### [Stated exercise]
Set the listing down unchanged, minus every embedded image.

### [Given material]
Start
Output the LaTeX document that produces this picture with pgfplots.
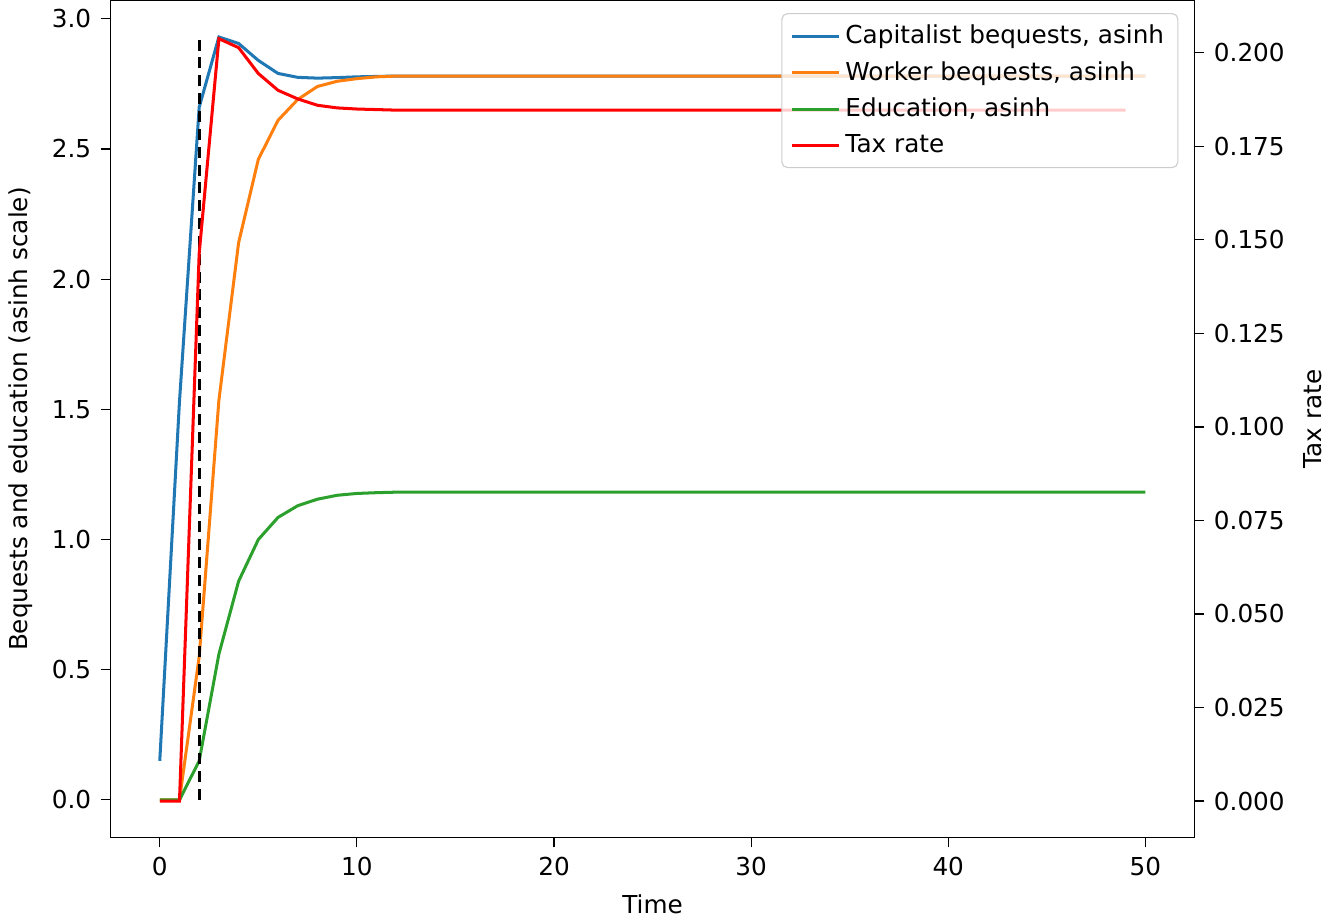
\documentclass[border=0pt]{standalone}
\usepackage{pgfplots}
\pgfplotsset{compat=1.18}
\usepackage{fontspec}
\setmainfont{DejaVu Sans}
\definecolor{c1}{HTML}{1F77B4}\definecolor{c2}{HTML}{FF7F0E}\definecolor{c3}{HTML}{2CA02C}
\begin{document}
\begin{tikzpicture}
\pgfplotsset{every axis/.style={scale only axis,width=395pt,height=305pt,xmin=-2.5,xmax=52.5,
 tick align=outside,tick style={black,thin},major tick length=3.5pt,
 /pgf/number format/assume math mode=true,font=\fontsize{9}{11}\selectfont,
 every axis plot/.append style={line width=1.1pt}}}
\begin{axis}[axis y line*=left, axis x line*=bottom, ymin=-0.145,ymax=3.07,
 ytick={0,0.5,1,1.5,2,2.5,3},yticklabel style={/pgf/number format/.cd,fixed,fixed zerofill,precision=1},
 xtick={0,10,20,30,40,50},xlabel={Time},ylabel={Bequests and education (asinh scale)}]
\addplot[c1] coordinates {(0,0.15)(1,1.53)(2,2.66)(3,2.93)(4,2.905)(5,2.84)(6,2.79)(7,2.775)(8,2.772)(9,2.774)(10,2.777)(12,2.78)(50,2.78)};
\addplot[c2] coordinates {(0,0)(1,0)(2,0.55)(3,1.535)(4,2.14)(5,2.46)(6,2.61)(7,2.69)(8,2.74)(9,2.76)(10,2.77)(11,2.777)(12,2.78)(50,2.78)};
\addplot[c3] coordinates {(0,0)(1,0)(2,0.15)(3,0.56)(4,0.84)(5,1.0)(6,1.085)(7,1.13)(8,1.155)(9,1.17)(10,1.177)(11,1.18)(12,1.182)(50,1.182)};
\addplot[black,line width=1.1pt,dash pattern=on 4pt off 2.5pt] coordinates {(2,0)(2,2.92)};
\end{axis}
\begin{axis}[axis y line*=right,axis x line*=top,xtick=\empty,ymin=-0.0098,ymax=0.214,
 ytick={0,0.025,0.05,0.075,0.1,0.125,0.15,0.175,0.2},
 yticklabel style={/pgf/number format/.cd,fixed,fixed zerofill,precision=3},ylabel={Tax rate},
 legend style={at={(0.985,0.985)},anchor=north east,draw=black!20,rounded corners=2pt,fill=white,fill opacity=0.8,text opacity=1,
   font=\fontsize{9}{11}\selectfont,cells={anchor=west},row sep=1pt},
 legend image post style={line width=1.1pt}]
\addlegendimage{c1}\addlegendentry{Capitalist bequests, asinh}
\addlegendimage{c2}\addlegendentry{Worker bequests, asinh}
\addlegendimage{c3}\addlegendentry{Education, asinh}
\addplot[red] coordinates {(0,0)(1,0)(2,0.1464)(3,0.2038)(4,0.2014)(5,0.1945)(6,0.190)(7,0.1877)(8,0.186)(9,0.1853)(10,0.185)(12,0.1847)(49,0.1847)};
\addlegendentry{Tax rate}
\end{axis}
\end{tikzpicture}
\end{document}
End
### [Complete answer]
Output the LaTeX document that produces this picture with pgfplots.
\documentclass[border=0pt]{standalone}
\usepackage{pgfplots}
\pgfplotsset{compat=1.18}
\usepackage{fontspec}
\setmainfont{DejaVu Sans}
\definecolor{c1}{HTML}{1F77B4}\definecolor{c2}{HTML}{FF7F0E}\definecolor{c3}{HTML}{2CA02C}
\begin{document}
\begin{tikzpicture}
\pgfplotsset{every axis/.style={scale only axis,width=395pt,height=305pt,xmin=-2.5,xmax=52.5,
 tick align=outside,tick style={black,thin},major tick length=3.5pt,
 /pgf/number format/assume math mode=true,font=\fontsize{9}{11}\selectfont,
 every axis plot/.append style={line width=1.1pt}}}
\begin{axis}[axis y line*=left, axis x line*=bottom, ymin=-0.145,ymax=3.07,
 ytick={0,0.5,1,1.5,2,2.5,3},yticklabel style={/pgf/number format/.cd,fixed,fixed zerofill,precision=1},
 xtick={0,10,20,30,40,50},xlabel={Time},ylabel={Bequests and education (asinh scale)}]
\addplot[c1] coordinates {(0,0.15)(1,1.53)(2,2.66)(3,2.93)(4,2.905)(5,2.84)(6,2.79)(7,2.775)(8,2.772)(9,2.774)(10,2.777)(12,2.78)(50,2.78)};
\addplot[c2] coordinates {(0,0)(1,0)(2,0.55)(3,1.535)(4,2.14)(5,2.46)(6,2.61)(7,2.69)(8,2.74)(9,2.76)(10,2.77)(11,2.777)(12,2.78)(50,2.78)};
\addplot[c3] coordinates {(0,0)(1,0)(2,0.15)(3,0.56)(4,0.84)(5,1.0)(6,1.085)(7,1.13)(8,1.155)(9,1.17)(10,1.177)(11,1.18)(12,1.182)(50,1.182)};
\addplot[black,line width=1.1pt,dash pattern=on 4pt off 2.5pt] coordinates {(2,0)(2,2.92)};
\end{axis}
\begin{axis}[axis y line*=right,axis x line*=top,xtick=\empty,ymin=-0.0098,ymax=0.214,
 ytick={0,0.025,0.05,0.075,0.1,0.125,0.15,0.175,0.2},
 yticklabel style={/pgf/number format/.cd,fixed,fixed zerofill,precision=3},ylabel={Tax rate},
 legend style={at={(0.985,0.985)},anchor=north east,draw=black!20,rounded corners=2pt,fill=white,fill opacity=0.8,text opacity=1,
   font=\fontsize{9}{11}\selectfont,cells={anchor=west},row sep=1pt},
 legend image post style={line width=1.1pt}]
\addlegendimage{c1}\addlegendentry{Capitalist bequests, asinh}
\addlegendimage{c2}\addlegendentry{Worker bequests, asinh}
\addlegendimage{c3}\addlegendentry{Education, asinh}
\addplot[red] coordinates {(0,0)(1,0)(2,0.1464)(3,0.2038)(4,0.2014)(5,0.1945)(6,0.190)(7,0.1877)(8,0.186)(9,0.1853)(10,0.185)(12,0.1847)(49,0.1847)};
\addlegendentry{Tax rate}
\end{axis}
\end{tikzpicture}
\end{document}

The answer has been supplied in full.